Penelitian-penelitian tentang proses komunikasi lebij berfokus pada bagaimana
pesan komunikasi dapat disampaikan dengan dana seminimal mungkin (efisien) dan
dengan hasil semaksimal mungkin.
Gaye
Tuchman
Gaye
Tuchman dikenal dengan teori-teorinya tentang proses berita. Tuchman merupakan
professor di Jurusan Sosiologi Universitas Connecticut, Storrs. Tuchman juga
dikenal menggunakan pendekatan retorika yang banyak mengkaji tentang proses
konstruksi berita. Karyanya yang sering dirujuk adalah Making News: a study in
the Construction of Reality (1978). Menurut Tuchman, objekivitas akan melindungi
reporter dari persoalan pencemaran nama baik sampai penertiban oleh para
editor. Gaye Tuchman menemukan bahwa sejak masa awal kehadiran televise, kaum
perempuan diposisikan dibawah kaum laki-laki. Tuchman memaparkan sebesar 60%
jam tayang utama pada tahun 1952 dan 74% pada tahun 1973 dutujukan untuk
laki-laki. Terdapat pula penggambaran bahwa pekerjaan laki-laki lebih baik dari
perempuan hingga lebih dari 80% (misalnya: seorang dokter laki-laki dengan
seorang perawat perempuan atau seorang pengacara laki-laki dengan sekretaris
perempuan). Tuchman memaparkan bahwa para reporter yang telah berpengalaman
dalam proses (apa yang ditanyakan, bagaimana memperlakukan kisah yang keras dan
lunak, teknik apa yang memungkinkan). Dari sudut padandang organisasi, Tuchman
memandang bahwa objektivitas merupakan sebuah ritual yang menjaga organisasi
dari kritikan.
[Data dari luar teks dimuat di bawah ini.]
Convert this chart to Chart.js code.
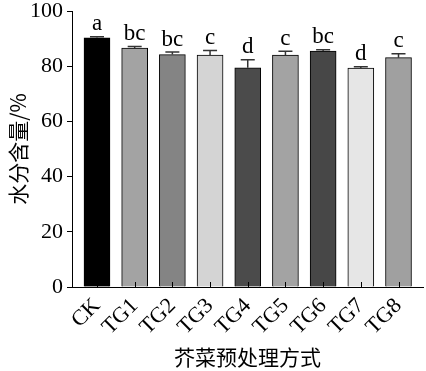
<!DOCTYPE html>
<html>
<head>
<meta charset="utf-8">
<script src="https://cdn.jsdelivr.net/npm/chart.js@4"></script>
<style>
html, body { margin: 0; padding: 0; background: #fff; }
#wrap { width: 426px; height: 371px; }
</style>
</head>
<body>
<div id="wrap"><canvas id="graphique"></canvas></div>
<script>
const labels = ["CK", "TG1", "TG2", "TG3", "TG4", "TG5", "TG6", "TG7", "TG8"];
const values = [90.3, 86.6, 84.2, 84.0, 79.4, 84.0, 85.5, 79.3, 83.1];
const errors = [0.4, 0.5, 0.9, 1.7, 2.9, 1.4, 0.5, 0.5, 1.4];
const letters = ["a", "bc", "bc", "c", "d", "c", "bc", "d", "c"];
const couleurs = ["#000000", "#a3a3a3", "#848484", "#d4d4d4", "#4b4b4b", "#a3a3a3", "#474747", "#e6e6e6", "#a0a0a0"];

const serif = "'Liberation Serif', 'Times New Roman', serif";
const cjk = "'Noto Sans CJK SC', sans-serif";

// barres d'erreur, petits traits internes de l'axe x, lettres
const pluginErreurs = {
    id: "erreurs",
    afterDatasetsDraw(chart) {
        const ctx = chart.ctx;
        const x = chart.scales.x, y = chart.scales.y;
        ctx.save();
        ctx.strokeStyle = "#000";
        ctx.lineWidth = 1;
        const base = y.getPixelForValue(0);
        for (let i = 0; i < values.length; i++) {
            const px = Math.round(x.getPixelForValue(i)) + 0.5;
            ctx.beginPath();
            ctx.moveTo(px, base);
            ctx.lineTo(px, base - 5);
            ctx.stroke();
        }
        ctx.strokeStyle = "#333";
        ctx.lineWidth = 1.5;
        ctx.fillStyle = "#000";
        ctx.font = "23px " + serif;
        ctx.textAlign = "center";
        ctx.textBaseline = "bottom";
        for (let i = 0; i < values.length; i++) {
            const px = x.getPixelForValue(i);
            const haut = y.getPixelForValue(values[i] + errors[i]);
            const barre = y.getPixelForValue(values[i]);
            ctx.beginPath();
            ctx.moveTo(px, barre);
            ctx.lineTo(px, haut);
            ctx.moveTo(px - 7, haut);
            ctx.lineTo(px + 7, haut);
            ctx.stroke();
            ctx.fillText(letters[i], px, haut - 1);
        }
        ctx.restore();
    }
};

const data = {
    datasets: [{
        data: values.map((v, i) => ({ x: i, y: v })),
        backgroundColor: couleurs,
        borderColor: "#000",
        borderWidth: 1,
        barThickness: 26,
    }],
};

const config = {
    type: "bar",
    data: data,
    options: {
        responsive: true,
        maintainAspectRatio: false,
        animation: false,
        layout: { padding: { top: 11, right: 3, left: 0, bottom: 0 } },
        plugins: {
            legend: { display: false },
            tooltip: { enabled: false },
        },
        scales: {
            x: {
                type: "linear",
                offset: false,
                min: -0.663,
                max: 8.65,
                afterBuildTicks: (scale) => { scale.ticks = labels.map((l, i) => ({ value: i })); },
                afterFit: (scale) => {
                    scale.height = 84;
                    scale.paddingLeft = 0;
                    scale.paddingRight = 0;
                },
                grid: { display: true, drawOnChartArea: false, drawTicks: false },
                border: { display: true, color: "#000", width: 1 },
                ticks: {
                    minRotation: 45,
                    maxRotation: 45,
                    autoSkip: false,
                    padding: 6,
                    color: "#000",
                    font: { family: serif, size: 22 },
                    callback: (v) => labels[v],
                },
                title: {
                    display: true,
                    text: "芥菜预处理方式",
                    color: "#000",
                    font: { family: cjk, size: 21 },
                    padding: { top: 0, bottom: 1 },
                },
            },
            y: {
                min: 0,
                max: 100,
                afterFit: (scale) => {
                    scale.width = 72;
                    scale.paddingTop = 0;
                    scale.paddingBottom = 0;
                },
                grid: { display: true, drawOnChartArea: false, tickLength: 5, color: "#000" },
                border: { display: true, color: "#000", width: 1 },
                ticks: {
                    stepSize: 20,
                    padding: 4,
                    color: "#000",
                    font: { family: serif, size: 22 },
                },
                title: {
                    display: true,
                    text: "水分含量/%",
                    color: "#000",
                    font: { family: cjk, size: 21 },
                    padding: { top: 5, bottom: 0 },
                },
            },
        },
    },
    plugins: [pluginErreurs],
};

const graphique = new Chart(document.querySelector("#graphique"), config);
</script>
</body>
</html>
Karena wartawan punya sedikit waktu untuk “kebenaran” dalam
berita.
Memperhatikan
fakta dengan menempatkan pertanyaan pada kutipan dengan tanda Tanya, memasukkan
banyak nama dalam sebuah berta untuk menjaga agar pandangan reporter tidak
mempengaruhi dan menampilkan bukti-bukti pendukung untuk sebuah “fakta”.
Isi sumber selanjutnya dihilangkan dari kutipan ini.